Frank Capra’s Why We Fight was a series of seven hour-long documentaries released between 1942 and 1945 that explained to the general public the origins of the Second World War and America’s place in it. Not surprisingly, the movies framed the conflict using an overly simplistic ‘good versus evil’ narrative that frequently glossed over some rather inconvenient truths, namely that the Allies were aiding a totalitarian dictatorship in Moscow as murderous as the Third Reich. Individual episodes deal with specific aspects of the struggle such as the rise of Nazism, the fall of France, the Battle of Britain, the invasion of Russia and Japanese aggression in China. By VE Day, more than 54 million Americans had seen the Why We Fight series. One of the films, Prelude to War, even won an Academy Award for Best Documentary.

SIDEBAR

Life Goes On — The Propaganda Epic Nobody Saw

War ravaged Berlin was the setting for the unfinished Nazi epic Life Goes On.
War ravaged Berlin was the setting for the unfinished Nazi epic Life Goes On.

LITTLE EXPENSE WAS spared on Joseph Goebbels’ feel-good epic about plucky Berliners standing firm in the face of Allied bombing.
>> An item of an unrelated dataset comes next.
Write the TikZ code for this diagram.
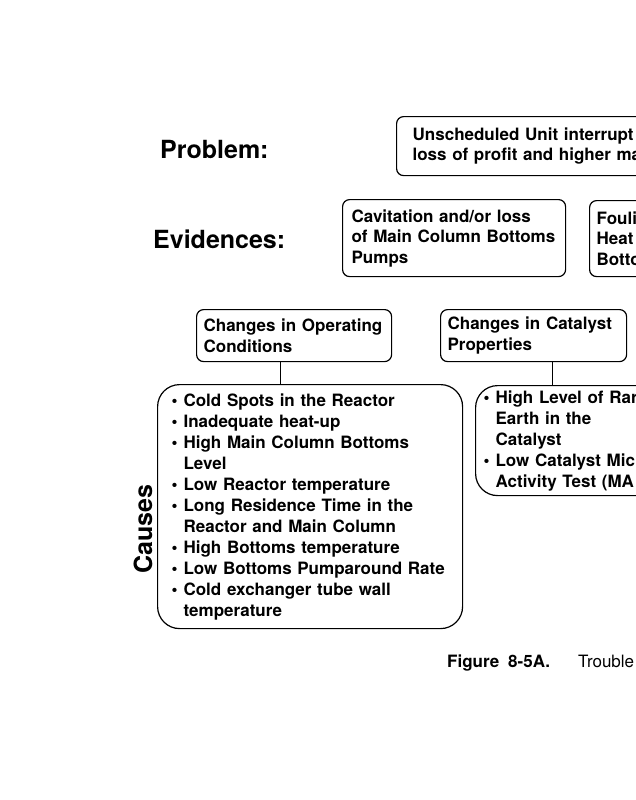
\documentclass[tikz,border=0pt]{standalone}
\usepackage{fontspec}
\setmainfont{TeX Gyre Heros}
\usetikzlibrary{positioning,calc}
\newcommand{\boxfont}{\fontsize{17}{20.5}\selectfont\bfseries}
\newcommand{\listfont}{\fontsize{17}{21}\selectfont\bfseries}
\newcommand{\headfont}{\fontsize{25}{30}\selectfont\bfseries}
\newcommand{\bul}{\makebox[12pt][l]{\textbullet}}
\newcommand{\cont}{\makebox[12pt]{}}
\tikzset{%
  % boxes
  box/.style={draw, line width=1.2pt, rounded corners=7pt, align=left,
    anchor=north west, inner ysep=0pt, font=\boxfont},
  causebox/.style={box, rounded corners=22pt, font=\listfont},
  % labels
  heading/.style={font=\headfont, anchor=base west, inner sep=0pt},
  caption/.style={font=\fontsize{17}{20}\selectfont, anchor=base west, inner sep=0pt},
  % edge styles
  link/.style={line width=1.2pt},
}
\newcommand{\boxnode}[3][]{%
  % #1 = extra TikZ options (place, size)
  % #2 = node name
  % #3 = content
  \node[box, #1] (#2) {#3};
}

\begin{document}
\begin{tikzpicture}[x=1pt, y=-1pt]
  \fill[white] (0,0) rectangle (636,800);
  \useasboundingbox (0,0) rectangle (636,800);
  \clip (0,0) rectangle (636,800);

  % Row labels
  \node[heading] (lprob) at (160,158) {Problem:};
  \node[heading] (levid) at (153,248) {Evidences:};
  \node[heading, rotate=90, anchor=base] (lcause) at (152,529) {Causes};

  % Problem
  \boxnode[at={(396,116)}, inner xsep=16pt, text width=292pt, minimum height=59pt]{prob}{%
    Unscheduled Unit interrupt\\ loss of profit and higher ma};

  % Evidences
  \boxnode[at={(342,199)}, inner xsep=9pt, text width=205pt, minimum height=77pt]{evpump}{%
    Cavitation and/or loss\\ of Main Column Bottoms\\ Pumps};
  \boxnode[at={(589,200)}, inner xsep=7pt, text width=186pt, minimum height=76pt]{evfoul}{%
    Fouli\\ Heat\\ Botto};

  % Cause groups
  \boxnode[at={(196,309)}, inner xsep=7pt, text width=181pt, minimum height=52pt]{grpop}{%
    Changes in Operating\\ Conditions};
  \boxnode[at={(440,309)}, inner xsep=7pt, text width=172pt, minimum height=52pt]{grcat}{%
    Changes in Catalyst\\ Properties};

  % Causes
  \node[causebox, at={(157,384)}, inner xsep=14pt, text width=277pt,
    minimum height=244pt] (csop) {%
    \bul Cold Spots in the Reactor\\
    \bul Inadequate heat-up\\
    \bul High Main Column Bottoms\\
    \cont Level\\
    \bul Low Reactor temperature\\
    \bul Long Residence Time in the\\
    \cont Reactor and Main Column\\
    \bul High Bottoms temperature\\
    \bul Low Bottoms Pumparound Rate\\
    \bul Cold exchanger tube wall\\
    \cont temperature};
  \node[causebox, at={(475,385)}, inner xsep=8pt, text width=234pt,
    minimum height=110pt] (cscat) {%
    \bul High Level of Rar\\
    \cont Earth in the\\
    \cont Catalyst\\
    \bul Low Catalyst Mic\\
    \cont Activity Test (MA};

  % Links
  \draw[link] ($(grpop.south west)!0.43!(grpop.south east)$) coordinate (pop)
    -- (pop |- csop.north);
  \draw[link] ($(grcat.south west)!0.6!(grcat.south east)$) coordinate (pcat)
    -- (pcat |- cscat.north);

  % Caption
  \node[caption] (cap) at (447,667) {\textbf{Figure}\hspace{9pt}\textbf{8-5A.}\hspace{28pt}Trouble};
\end{tikzpicture}
\end{document}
Described as Third Reich’s answer to Mrs. Miniver, the regime pulled in the hottest stars of Nazi Germany to appear in the movie. Unable to shoot on location in the capital because of the growing mountains of rubble, filmmakers spent millions reproducing whole city blocks on a sound stage, complete with legions of extras (played, ironically enough, by concentration camp inmates) Filming, which began in late 1944, faced constant disruptions due to widespread power outages, shortages of manpower and even the advance of Soviet troops. The picture was never finished and stands as one of the lost cinematic curiosities of World War Two. Read the full story about the film here.

11 thoughts on “A Call To Arms — Nine of History’s Most Famous Wartime Propaganda Films

  1. I found the author, admin, to display an amazing lack of cinema and historical background. I found admin’s political bases more evident than any thoughtful or insightful background. In 1968 the American people rejected Johnson not because they turned against the war but turned against a no win strategy which might have occurred to the author if they realized that Nixon won in 1968 not as a dove. Wayne’s picture was no masterpiece but did show the war was orchestrated from Hanoi and Moscow not as we were told at the time was it a civil war.
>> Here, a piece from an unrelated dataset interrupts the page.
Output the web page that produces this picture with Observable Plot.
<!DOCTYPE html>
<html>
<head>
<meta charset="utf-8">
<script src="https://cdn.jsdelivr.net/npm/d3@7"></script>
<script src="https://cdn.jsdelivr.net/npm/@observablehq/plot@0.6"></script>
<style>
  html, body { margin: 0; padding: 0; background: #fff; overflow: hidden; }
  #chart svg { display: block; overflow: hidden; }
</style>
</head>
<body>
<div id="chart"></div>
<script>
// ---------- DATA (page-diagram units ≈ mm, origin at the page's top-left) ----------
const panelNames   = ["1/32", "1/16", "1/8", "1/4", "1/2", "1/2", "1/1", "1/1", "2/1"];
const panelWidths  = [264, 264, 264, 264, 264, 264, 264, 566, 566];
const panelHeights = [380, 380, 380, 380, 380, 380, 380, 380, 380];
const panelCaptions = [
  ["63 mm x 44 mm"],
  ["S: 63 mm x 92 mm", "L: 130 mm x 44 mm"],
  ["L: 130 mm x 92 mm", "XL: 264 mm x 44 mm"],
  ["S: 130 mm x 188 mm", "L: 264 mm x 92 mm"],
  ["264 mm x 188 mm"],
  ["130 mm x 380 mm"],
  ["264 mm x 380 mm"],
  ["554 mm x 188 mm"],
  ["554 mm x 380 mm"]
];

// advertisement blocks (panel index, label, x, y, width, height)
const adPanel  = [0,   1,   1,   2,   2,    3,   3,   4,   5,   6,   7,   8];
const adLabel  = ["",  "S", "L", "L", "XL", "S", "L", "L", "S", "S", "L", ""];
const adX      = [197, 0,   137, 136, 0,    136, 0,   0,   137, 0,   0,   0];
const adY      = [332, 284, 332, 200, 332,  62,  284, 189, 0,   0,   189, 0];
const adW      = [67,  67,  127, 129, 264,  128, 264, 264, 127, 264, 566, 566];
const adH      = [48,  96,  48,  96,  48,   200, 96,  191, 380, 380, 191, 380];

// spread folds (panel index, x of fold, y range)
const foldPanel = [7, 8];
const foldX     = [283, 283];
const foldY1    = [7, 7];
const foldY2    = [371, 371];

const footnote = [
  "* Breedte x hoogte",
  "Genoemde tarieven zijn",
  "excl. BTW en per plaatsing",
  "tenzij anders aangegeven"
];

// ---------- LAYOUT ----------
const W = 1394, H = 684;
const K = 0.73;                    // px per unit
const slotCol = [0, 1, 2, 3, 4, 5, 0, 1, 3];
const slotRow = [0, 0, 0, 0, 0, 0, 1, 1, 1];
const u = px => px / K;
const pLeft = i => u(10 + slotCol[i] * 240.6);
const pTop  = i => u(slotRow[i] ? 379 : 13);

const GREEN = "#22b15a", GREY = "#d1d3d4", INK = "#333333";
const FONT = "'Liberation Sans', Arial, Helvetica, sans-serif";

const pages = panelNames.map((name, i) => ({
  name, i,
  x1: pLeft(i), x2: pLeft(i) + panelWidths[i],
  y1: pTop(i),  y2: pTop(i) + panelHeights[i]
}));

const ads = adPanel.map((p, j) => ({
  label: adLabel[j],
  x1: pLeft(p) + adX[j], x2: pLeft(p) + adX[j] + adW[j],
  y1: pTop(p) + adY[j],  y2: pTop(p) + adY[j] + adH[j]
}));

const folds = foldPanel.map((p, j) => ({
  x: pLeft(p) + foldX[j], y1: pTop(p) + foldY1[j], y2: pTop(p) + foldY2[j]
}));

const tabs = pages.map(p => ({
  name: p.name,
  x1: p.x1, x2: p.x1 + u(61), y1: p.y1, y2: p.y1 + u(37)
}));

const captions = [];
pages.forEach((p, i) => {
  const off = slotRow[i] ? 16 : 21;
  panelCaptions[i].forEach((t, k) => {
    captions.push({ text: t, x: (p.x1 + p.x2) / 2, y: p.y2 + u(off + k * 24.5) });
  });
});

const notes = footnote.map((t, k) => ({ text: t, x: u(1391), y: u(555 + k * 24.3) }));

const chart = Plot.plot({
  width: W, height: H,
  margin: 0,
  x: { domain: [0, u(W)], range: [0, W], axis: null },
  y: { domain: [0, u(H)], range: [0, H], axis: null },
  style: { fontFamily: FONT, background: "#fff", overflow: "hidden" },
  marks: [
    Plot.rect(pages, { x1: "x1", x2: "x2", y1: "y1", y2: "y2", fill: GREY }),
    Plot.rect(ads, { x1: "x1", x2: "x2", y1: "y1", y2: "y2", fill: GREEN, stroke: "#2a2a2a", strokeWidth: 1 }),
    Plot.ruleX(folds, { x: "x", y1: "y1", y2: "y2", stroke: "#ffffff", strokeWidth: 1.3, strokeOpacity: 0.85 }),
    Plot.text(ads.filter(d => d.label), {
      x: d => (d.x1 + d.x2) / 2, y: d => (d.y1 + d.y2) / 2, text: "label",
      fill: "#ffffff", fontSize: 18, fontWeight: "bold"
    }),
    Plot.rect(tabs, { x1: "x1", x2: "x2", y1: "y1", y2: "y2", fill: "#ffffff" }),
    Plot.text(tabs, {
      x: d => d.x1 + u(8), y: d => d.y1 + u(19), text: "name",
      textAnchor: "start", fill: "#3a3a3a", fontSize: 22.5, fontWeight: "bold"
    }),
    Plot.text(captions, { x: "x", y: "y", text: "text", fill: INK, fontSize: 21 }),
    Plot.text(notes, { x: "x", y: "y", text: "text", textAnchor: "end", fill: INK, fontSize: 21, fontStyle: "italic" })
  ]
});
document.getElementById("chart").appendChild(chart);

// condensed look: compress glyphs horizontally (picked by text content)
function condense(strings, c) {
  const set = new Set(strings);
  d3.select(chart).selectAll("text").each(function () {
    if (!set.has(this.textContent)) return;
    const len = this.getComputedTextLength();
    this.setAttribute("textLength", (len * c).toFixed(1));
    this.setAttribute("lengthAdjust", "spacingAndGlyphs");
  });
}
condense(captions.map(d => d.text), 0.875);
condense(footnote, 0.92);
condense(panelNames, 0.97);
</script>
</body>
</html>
    I also found the more ridiculous aspects of the allied WW2 films to have been glossed over. Every Nazi was a beast, one especially awful picture, I believe it was called Red Star, showed Nazi doctors draining the blood of children for use by wounded German soldiers. In another movie with Bogart, I believe it was Passage from Marseilles, when a German vessal sinks there is Bogart machine gunning the helpless German sailors in the water barying “that’s what they deserve.” I believe this is what is called a war crime and Churchill refused to allow the movie to be shown with this scene intact for this reason.
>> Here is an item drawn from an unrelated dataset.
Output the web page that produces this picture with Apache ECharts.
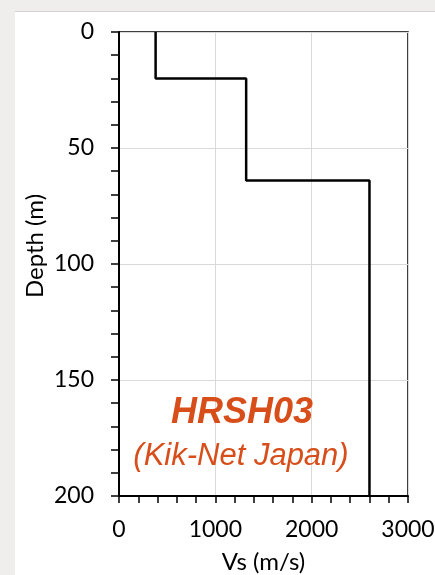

    Wartime movies are awful, I have yet to see one that was anything other than propoganda and in the worst sense of the word.

    1. Sounds like just another message board blowhard in love with the sound of his own voice. I thought it was a good story. Keep calm. Carry on!

  2. I forgot, Egbert helped write that cinema masterpiece Myra Breckinbridge didn’t he? Anyone who could quote him as a cinema expert just couldn’t afford the talents of Michael Moore.

  3. What about Olivier’s Henry V? One that invokes the past, but with its eyes on another invasion of France.

  4. I refuse to believe that you failed to even mention the 1942 Oscar-winning “Casablanca”. Somebody really dropped the ball on this one!

  5. I visit the VA every week. I share a waiting room with the PTSS patients. If you believe you can kill another human being without suffering emotional consequences you are not aware of what war is really like.